A: Fathers are very important to me for personal reasons. My brother, my son and my son-in-law are examples of love on the bases of which I learnt to appreciate paternal emotions. They provided examples for their children through the special beauty of their care and attention. I have also met many good fathers during my years of teaching: they participated in the classes, and they can be seen on the films, too. One of them rolls together with his little daughter to Schubert’s music. Another one is helping his child to jump to Mozart’s music. A third one is cradling his child in his lap.
Q: Was it difficult to involve fathers in musical movement?
A: Not at all, they participated with as much pleasure as mothers and grandmothers did. Of course there were fathers who were reading the newspapers while their two children were dancing solos. Fortunately, fathers of the latter type did not come regularly, they appeared only on some special occasions. But I have also had children who came with their fathers, and I have not even seen their mothers.
Q: Were these fathers who divorced or separated from their wives?
A: Yes, they were divorced fathers. It is a great ordeal for some fathers that after the separation they cannot participate in the evening rituals of going to bed or telling a tale. They don’t help the child go to the toilet at night anymore, they can no longer console their children or wash them if they have vomited. The everyday tasks related to the body disappear. There is no bathing, and feeding becomes rare, too. What remains?
Q: How can your classes make up for these?
A: Such things can’t be made up for. Yet it is possible to experience moments full of emotions together, the two of them, the father and the child. They find safety in the fact that at these times they pay complete attention to each other, constantly. This is nothing more than one or two hours a week, but one can prepare for it, and remember it.
Q: How do you organize the participation of fathers in the classes with pregnant mothers?
A: I can’t organize their presence, nowadays they don’t have time during the day, they usually work. But I can discuss with the mothers that they should listen together to the music I give them, and that they should sing together our songs.
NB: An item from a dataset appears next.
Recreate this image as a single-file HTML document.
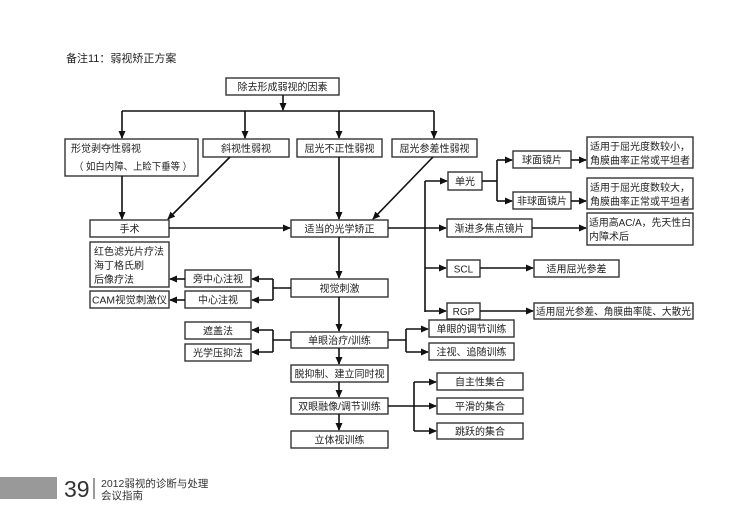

Q: Even those who have no ear for music?
A: Indeed, even those who are unmusical: they learn new ideas, and being tone-deaf is not an obstacle. They can sing their own tunes.
Q: Out of tune?
A: No! Differently. The child will joyfully listen to the sound of the loved father’s voice, no matter whether he has found the tune of the song or is just wandering around it.
Q: What happens later? If the child has good musical hearing and realizes that the father is singing a different tune?
A: I think the child will hug his father. That is what our children do.